Although many general things can be said about problem solving, the focus of this book is on the programming of computers so as to employ them as tools in the process. Of course, as they are manufactured, computing machines have only very limited capabilities. Computers do not pose problems, analyse them, or find solutions. They only run the programs that embody the solutions discovered by some human programmer, and for this, the hardware alone is insufficient. The addition of a programming notation (or language) such as Modula-2 produces a system capable of using the programmer's instructions to solve problems. All the intelligent planning to take use of this system once it has been assembled is entirely a human responsibility.
Computers can do only a few simple things, but they do them very quickly, so it is possible to employ them for rather sophisticated tasks. The programmer must set the task for the computer to perform with each step carefully detailed in some such notation--the complete sequence of which steps is termed a program. All the work this requires is worthwhile because the machine can execute the steps so quickly that one is still ahead of the game--despite the many hours it may take to plan and write down the necessary instructions.
It cannot be over-emphasized that the key to success in such an endeavour is careful planning. The problem to be solved or the task to be performed must be completely analyzed and fully understood by the programmer before any instructions to the machine can be written. What is the best method for doing this? There are two strategies for approaching the solution of a problem, however complex it may be.
The first is to focus on the details, tackle each one separately, then gradually weld the partial answers into a coherent whole that provides a solution to the whole problem. This is known as a "bottom up" design, and there are times when variations of this method can be quite useful.
The second is to take an overview of problem as a whole, systematically break it into its parts, with a well-defined notion at each stage as to how the solution to the parts will fit into the whole. The actual solution is built by erecting the foundation and framework first and filling in the details later. From the general overview, one sketches what has to be done in broad terms, then refines the solution a little at a time until it is sufficiently detailed to write the steps in the chosen programming notation.
The process of solving a problem by breaking it down into successively smaller steps whose interrelationship is clearly defined and then solving each of the steps, is known as the top down method of design.
Modula-2 is an excellent language for this kind of structured approach to problem solving, for its facilities can be used to achieve this designed approach in a natural way.
For this technique to work, however, it is essential to clearly determine at the planning stage how the parts will fit together in the final program. The lines of communication between the tasks that each part of the solution is to accomplish must be clearly spelled out in advance. During the construction of the individual parts of a program, each one of them can be broken down in the same manner. Only when the problem at hand (the whole project or a selected portion of it) has been reduced to a series of very detailed steps should the actual code-writing begin. At this point, there is (ideally) a one-to-one correspondence between the steps of the solution and the commands available in the programming notation being used. Rendering the solution in a correct program is then a simple matter.

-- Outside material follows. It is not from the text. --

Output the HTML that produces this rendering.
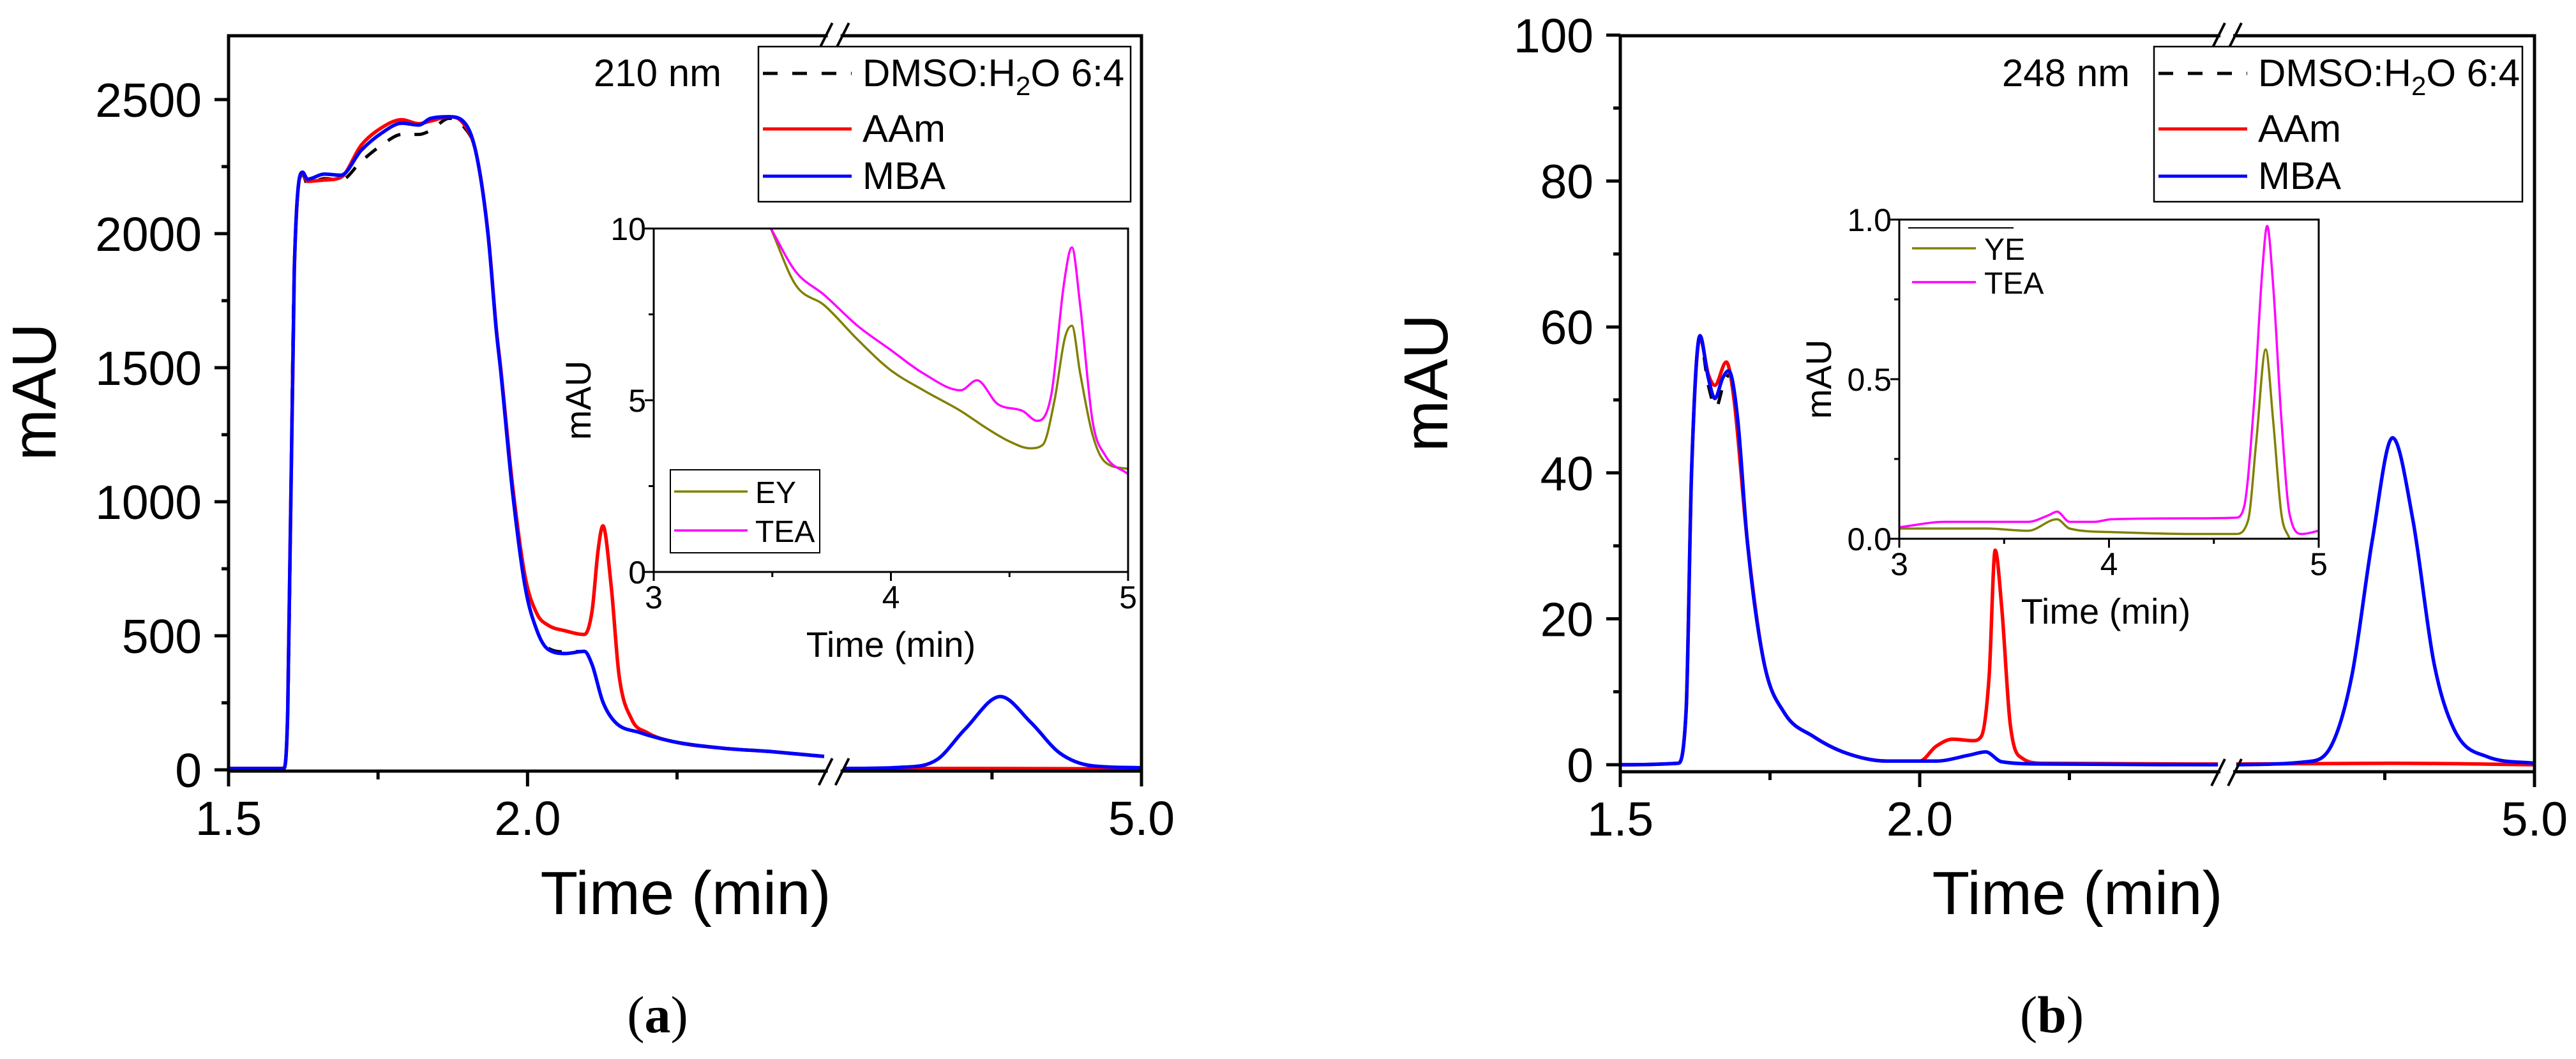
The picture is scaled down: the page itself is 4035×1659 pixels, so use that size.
<!DOCTYPE html>
<html><head><meta charset="utf-8">
<style>
html,body{margin:0;padding:0;background:#fff;}
svg{display:block;}
text{font-family:"Liberation Sans",Arial,sans-serif;fill:#000;}
</style></head>
<body>
<svg id="fig" xmlns="http://www.w3.org/2000/svg" width="4035" height="1659" viewBox="0 0 4035 1659"></svg>
<script>
// ---------- Panel (a) data: 210 nm ----------
const aMbaT = [1.5,1.592,1.599,1.61,1.624,1.632,1.66,1.688,1.722,1.756,1.79,1.818,1.838,1.869,1.893,1.914,1.934,1.948,1.955,1.975,1.996,2.016,2.034,2.064,2.095,2.108,2.126,2.147,2.188,2.242,2.325,2.407,2.496,4.502,4.603,4.658,4.705,4.764,4.815,4.863,4.918,5.0];
const aMbaV = [5,5,222,1870,2229,2203,2222,2218,2311,2375,2412,2405,2430,2436,2418,2300,1995,1633,1490,1035,682,518,450,434,442,392,253,177,139,106,81,68,50,5,10,38,152,273,177,63,15,8];
const aAamT = [1.5,1.592,1.599,1.61,1.624,1.632,1.66,1.688,1.722,1.756,1.79,1.818,1.838,1.869,1.893,1.914,1.934,1.948,1.955,1.975,1.996,2.016,2.034,2.064,2.095,2.108,2.118,2.126,2.14,2.153,2.174,2.2,2.242,2.325,2.407,2.496,4.502,4.7,4.9,5.0];
const aAamV = [5,5,222,1870,2225,2195,2200,2210,2330,2395,2425,2410,2420,2436,2410,2300,2000,1640,1500,1060,720,581,540,518,505,594,820,910,682,354,189,139,106,81,68,50,5,5,4,3];
const aDmsoT = [1.5,1.592,1.599,1.61,1.624,1.632,1.66,1.688,1.722,1.756,1.79,1.818,1.838,1.869,1.893,1.914,1.934,1.948,1.955,1.975,1.996,2.016,2.034,2.064,2.095,2.108,2.126,2.147,2.188,2.242,2.325,2.407,2.496];
const aDmsoV = [5,5,222,1870,2220,2185,2205,2200,2270,2330,2370,2370,2385,2430,2400,2300,1995,1633,1490,1035,682,518,455,440,442,392,253,177,139,106,81,68,50];
// inset (a)
const aInsT = [3.494,3.598,3.72,3.859,3.998,4.137,4.294,4.363,4.45,4.555,4.617,4.677,4.729,4.763,4.798,4.85,4.903,5.0];
const aTeaV = [10,8.75,8.06,7.17,6.47,5.78,5.29,5.58,4.89,4.69,4.4,5.19,8.36,9.45,7.76,4.4,3.4,2.85];
const aEyT = [3.494,3.598,3.72,3.859,3.998,4.137,4.294,4.4,4.5,4.587,4.64,4.69,4.733,4.763,4.798,4.85,4.903,5.0];
const aEyV = [10,8.36,7.76,6.77,5.88,5.29,4.69,4.2,3.8,3.6,3.7,5.0,6.8,7.17,5.78,4.0,3.2,3.0];
const aYTicks = [0,500,1000,1500,2000,2500];
const aInsYTicks = [0,5,10];
const insXTicks = [3,4,5];

// ---------- Panel (b) data: 248 nm ----------
const bMbaT = [1.5,1.596,1.61,1.619,1.633,1.647,1.658,1.671,1.681,1.696,1.712,1.74,1.774,1.822,1.877,1.945,2.027,2.082,2.11,2.137,2.205,2.498,4.502,4.619,4.66,4.695,4.729,4.763,4.797,4.832,4.866,4.921,5.0];
const bMbaV = [0,0.2,7.6,40,58.8,53,50.2,53,54,47.4,30.7,14,7.1,3.9,1.6,0.5,0.5,1.3,1.76,0.4,0.1,0,0,0.4,2.5,12.2,30.7,44.8,33.5,14,4.8,1.1,0.2];
const bAamT = [1.5,1.596,1.61,1.619,1.633,1.647,1.658,1.677,1.69,1.712,1.74,1.774,1.822,1.877,1.945,2.0,2.027,2.055,2.089,2.103,2.116,2.126,2.137,2.151,2.171,2.205,2.498,4.502,4.76,5.0];
const bAamV = [0,0.2,7.6,40,58.5,53.5,52,55.2,50,30.7,14,7.1,3.9,1.6,0.5,0.5,2.5,3.5,3.3,3.9,12.2,29.4,21.5,5.7,0.9,0.2,0.1,0.1,0.2,0];
const bDmsoT = [1.5,1.596,1.61,1.619,1.633,1.647,1.66,1.672,1.683,1.696,1.712,1.74,1.774,1.822,1.877,1.945,2.0];
const bDmsoV = [0,0.2,7.6,40,58.5,52,49,52,53.5,47.4,30.7,14,7.1,3.9,1.6,0.5,0.5];
// inset (b)
const bTeaT = [3.0,3.218,3.614,3.713,3.752,3.812,3.93,4.01,4.406,4.604,4.644,4.691,4.731,4.754,4.782,4.822,4.861,4.92,5.0];
const bTeaV = [0.036,0.053,0.053,0.074,0.085,0.053,0.053,0.061,0.064,0.066,0.1,0.42,0.84,0.98,0.8,0.375,0.078,0.015,0.025];
const bYeT = [3.0,3.416,3.614,3.752,3.812,4.01,4.406,4.604,4.663,4.703,4.747,4.782,4.822,4.861];
const bYeV = [0.032,0.032,0.025,0.061,0.032,0.021,0.015,0.015,0.057,0.31,0.593,0.375,0.078,0];
const bYTicks = [0,20,40,60,80,100];
const bInsYTicks = ['0.0','0.5','1.0'];

// ---------- drawing ----------
const NS='http://www.w3.org/2000/svg';
const svg=document.getElementById('fig');
function mk(tag,attrs,parent){const e=document.createElementNS(NS,tag);for(const k in attrs)e.setAttribute(k,attrs[k]);(parent||svg).appendChild(e);return e;}
function txt(s,attrs,parent){const e=mk('text',attrs,parent);e.textContent=s;return e;}

// monotone cubic path through pixel points
function smoothPath(P){
  const n=P.length; if(n<2) return '';
  const d=[],m=[];
  for(let i=0;i<n-1;i++){const dx=P[i+1][0]-P[i][0];d.push(dx===0?0:(P[i+1][1]-P[i][1])/dx);}
  m[0]=d[0];m[n-1]=d[n-2];
  for(let i=1;i<n-1;i++){ if(d[i-1]*d[i]<=0) m[i]=0; else m[i]=(d[i-1]+d[i])/2; }
  for(let i=0;i<n-1;i++){ if(d[i]===0){m[i]=0;m[i+1]=0;continue;}
    const a=m[i]/d[i],b=m[i+1]/d[i],s=a*a+b*b; if(s>9){const t=3/Math.sqrt(s);m[i]=t*a*d[i];m[i+1]=t*b*d[i];}}
  let s='M'+P[0][0].toFixed(1)+' '+P[0][1].toFixed(1);
  for(let i=0;i<n-1;i++){const h=(P[i+1][0]-P[i][0])/3;
    s+=` C${(P[i][0]+h).toFixed(1)} ${(P[i][1]+m[i]*h).toFixed(1)} ${(P[i+1][0]-h).toFixed(1)} ${(P[i+1][1]-m[i+1]*h).toFixed(1)} ${P[i+1][0].toFixed(1)} ${P[i+1][1].toFixed(1)}`;}
  return s;
}

function panel(o){
  const g=mk('g',{});
  
  
  const kk=(o.R-o.L-25)/1.5;
  const X=t=> t<=2.5 ? o.L+(t-1.5)*kk : o.R-(5-t)*kk;
  const Y=v=> o.y0 - v*o.py;
  function curve(ts,vs,color,name,dash){
    let segs=[[],[]];
    ts.forEach((t,i)=>{segs[t<=2.5?0:1].push([X(t),Y(vs[i])]);});
    segs.forEach((s,j)=>{ if(s.length<2)return;
      const p=mk('path',{d:smoothPath(s),fill:'none',stroke:color,'stroke-width':dash?5:5.5,'stroke-linejoin':'round','stroke-dasharray':dash?'22 22':'none'},g);
      
      
    });
  }
  curve(o.dmsoT,o.dmsoV,'#000','dmso-water-curve',true);
  curve(o.aamT,o.aamV,'#ff0000','aam-curve',false);
  curve(o.mbaT,o.mbaV,'#0000ff','mba-curve',false);
  const ax=mk('g',{stroke:'#000','stroke-width':5,fill:'none'},g);
  
  
  mk('path',{d:`M${o.L} ${o.bot} V${o.top} H${o.R} V${o.bot} Z`},ax);
  const bx=o.L+kk*1.0+12;
  [o.top,o.bot].forEach(yy=>{
    mk('rect',{x:bx-10,y:yy-4,width:20,height:8,fill:'#fff',stroke:'none'},ax);
    const b1=mk('line',{x1:bx-24,y1:yy+22,x2:bx-3,y2:yy-20,'stroke-width':4},ax);
    
    
    mk('line',{x1:bx+2,y1:yy+22,x2:bx+23,y2:yy-20,'stroke-width':4},ax);
  });
  [[1.5,1],[1.75,0],[2.0,1],[2.25,0],[4.75,0],[5.0,1]].forEach(([t,maj])=>{
    mk('line',{x1:X(t),y1:o.bot,x2:X(t),y2:o.bot+(maj?24:13)},ax);
    if(maj){const e=txt(t.toFixed(1),{x:X(t),y:o.bot+100,'font-size':75,'text-anchor':'middle'},g);
      }
  });
  o.yTicks.forEach((v,i)=>{
    mk('line',{x1:o.L-22,y1:Y(v),x2:o.L,y2:Y(v)},ax);
    const e=txt(String(v),{x:o.L-42,y:Y(v)+27,'font-size':75,'text-anchor':'end'},g);
    
    const m=(v+(o.yTicks[1]-o.yTicks[0])/2); if(Y(m)>o.top) mk('line',{x1:o.L-11,y1:Y(m),x2:o.L,y2:Y(m)},ax);
  });
  const xt=txt('Time (min)',{x:o.xtx,y:1432,'font-size':96,'text-anchor':'middle'},g);
  
  const yt=txt('mAU',{x:0,y:0,'font-size':97,'text-anchor':'middle',transform:`translate(${o.ytx},${o.yty}) rotate(-90)`},g);
  
  const pl=txt('',{x:o.plx,y:1617,'font-size':82,'text-anchor':'middle'},g);
  pl.style.fontFamily='"Liberation Serif",serif';
  pl.innerHTML='(<tspan font-weight="bold">'+o.letter+'</tspan>)';
  
  const wl=txt(o.wl,{x:o.wlx,y:135,'font-size':60,'text-anchor':'middle'},g);
  
  const lg=mk('g',{},g);
  
  mk('rect',{x:o.lgx,y:73,width:o.lgw,height:243,fill:'#fff',stroke:'#000','stroke-width':2.5},lg);
  mk('line',{x1:o.lgx+7,y1:115,x2:o.lgx+146,y2:115,stroke:'#000','stroke-width':5,'stroke-dasharray':'23 23'},lg);
  mk('line',{x1:o.lgx+7,y1:202,x2:o.lgx+146,y2:202,stroke:'#ff0000','stroke-width':5},lg);
  mk('line',{x1:o.lgx+7,y1:276,x2:o.lgx+146,y2:276,stroke:'#0000ff','stroke-width':5},lg);
  const t1=txt('',{x:o.lgx+163,y:135,'font-size':60},lg);
  t1.innerHTML='DMSO:H<tspan font-size="42" dy="14">2</tspan><tspan dy="-14">O 6:4</tspan>';
  
  const t2=txt('AAm',{x:o.lgx+163,y:222,'font-size':60},lg);
  
  const t3=txt('MBA',{x:o.lgx+163,y:296,'font-size':60},lg);
  
  return g;
}

function inset(o){
  const g=mk('g',{});
  
  
  const X=t=>o.L+(t-3)/2*(o.R-o.L);
  const Y=v=>o.B-v/o.ymax*(o.B-o.T);
  mk('rect',{x:o.L,y:o.T,width:o.R-o.L,height:o.B-o.T,fill:'#fff',stroke:'none'},g);
  function curve(ts,vs,color,name){
    const p=mk('path',{d:smoothPath(ts.map((t,i)=>[X(t),Y(vs[i])])),fill:'none',stroke:color,'stroke-width':3.5,'stroke-linejoin':'round'},g);
    
  }
  curve(o.c2t,o.c2v,'#808000',o.c2n+'-curve');
  curve(o.c1t,o.c1v,'#ff00ff','tea-curve');
  const ax=mk('g',{stroke:'#000','stroke-width':3,fill:'none'},g);
  mk('rect',{x:o.L,y:o.T,width:o.R-o.L,height:o.B-o.T},ax);
  insXTicks.forEach(t=>{
    mk('line',{x1:X(t),y1:o.B,x2:X(t),y2:o.B+14},ax);
    if(t<5) mk('line',{x1:X(t+0.5),y1:o.B,x2:X(t+0.5),y2:o.B+8},ax);
    const e=txt(String(t),{x:X(t),y:o.B+57,'font-size':50,'text-anchor':'middle'},g);
    
  });
  o.yt.forEach((s,i)=>{
    const v=parseFloat(s);
    mk('line',{x1:o.L-14,y1:Y(v),x2:o.L,y2:Y(v)},ax);
    if(i<o.yt.length-1) mk('line',{x1:o.L-8,y1:Y(v+o.ymax/4),x2:o.L,y2:Y(v+o.ymax/4)},ax);
    const e=txt(s,{x:o.L-12,y:Y(v)+18,'font-size':50,'text-anchor':'end'},g);
    
  });
  const xt=txt('Time (min)',{x:(o.L+o.R)/2+o.xto,y:o.B+133,'font-size':56,'text-anchor':'middle'},g);
  
  const yt=txt('mAU',{x:0,y:0,'font-size':56,'text-anchor':'middle',transform:`translate(${o.ytx},${(o.T+o.B)/2}) rotate(-90)`},g);
  
  const lg=mk('g',{},g);
  
  if(o.lgBox) mk('rect',{x:o.lgx,y:o.lgy,width:234,height:130,fill:'none',stroke:'#000','stroke-width':2},lg);
  else mk('line',{x1:o.lgx,y1:o.lgy,x2:o.lgx+165,y2:o.lgy,stroke:'#000','stroke-width':2},lg);
  mk('line',{x1:o.lgx+6,y1:o.r1,x2:o.lgx+6+o.ll,y2:o.r1,stroke:'#808000','stroke-width':3.5},lg);
  mk('line',{x1:o.lgx+6,y1:o.r2,x2:o.lgx+6+o.ll,y2:o.r2,stroke:'#ff00ff','stroke-width':3.5},lg);
  const a=txt(o.c2n.toUpperCase(),{x:o.lgx+o.tx,y:o.r1+18,'font-size':48},lg);
  
  const b=txt('TEA',{x:o.lgx+o.tx,y:o.r2+18,'font-size':48},lg);
  
}

panel({name:'panel-a-210nm',L:358,R:1788,top:56,bot:1208,y0:1206,py:0.42,yTicks:aYTicks,
  mbaT:aMbaT,mbaV:aMbaV,aamT:aAamT,aamV:aAamV,dmsoT:aDmsoT,dmsoV:aDmsoV,
  xtx:1074,ytx:87,yty:614,plx:1030,letter:'a',wl:'210 nm',wlx:1030,lgx:1188,lgw:583});
panel({name:'panel-b-248nm',L:2538,R:3970,top:56,bot:1209,y0:1198,py:11.43,yTicks:bYTicks,
  mbaT:bMbaT,mbaV:bMbaV,aamT:bAamT,aamV:bAamV,dmsoT:bDmsoT,dmsoV:bDmsoV,
  xtx:3254,ytx:2267,yty:600,plx:3214,letter:'b',wl:'248 nm',wlx:3236,lgx:3374,lgw:577});
inset({name:'inset-a',L:1024,R:1767,T:358,B:896,ymax:10,yt:aInsYTicks.map(String),
  c1t:aInsT,c1v:aTeaV,c2t:aEyT,c2v:aEyV,c2n:'ey',ytx:925,xto:0,
  lgBox:true,lgx:1050,lgy:736,r1:770,r2:831,ll:115,tx:133});
inset({name:'inset-b',L:2975,R:3632,T:344,B:844,ymax:1.0,yt:bInsYTicks,
  c1t:bTeaT,c1v:bTeaV,c2t:bYeT,c2v:bYeV,c2n:'ye',ytx:2868,xto:-5,
  lgBox:false,lgx:2989,lgy:357,r1:389,r2:442,ll:100,tx:119});
</script>
</body></html>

An even more sophisticated programmer will use the top-down method for general design purposes, but will occasionally set aside this work to tackle some small or more obvious part of the solution in bottom-up style. It is not easy to give definite rules for when this can be done. Professional programmers have considerably more independence to make such a decision for themselves than do apprentices, because there is more about the practice of problem solving that is obvious or intuitive to them. Most of the problems in this text will be solved in top-down style; the places where a combination top-down/bottom-up style is used will be noted.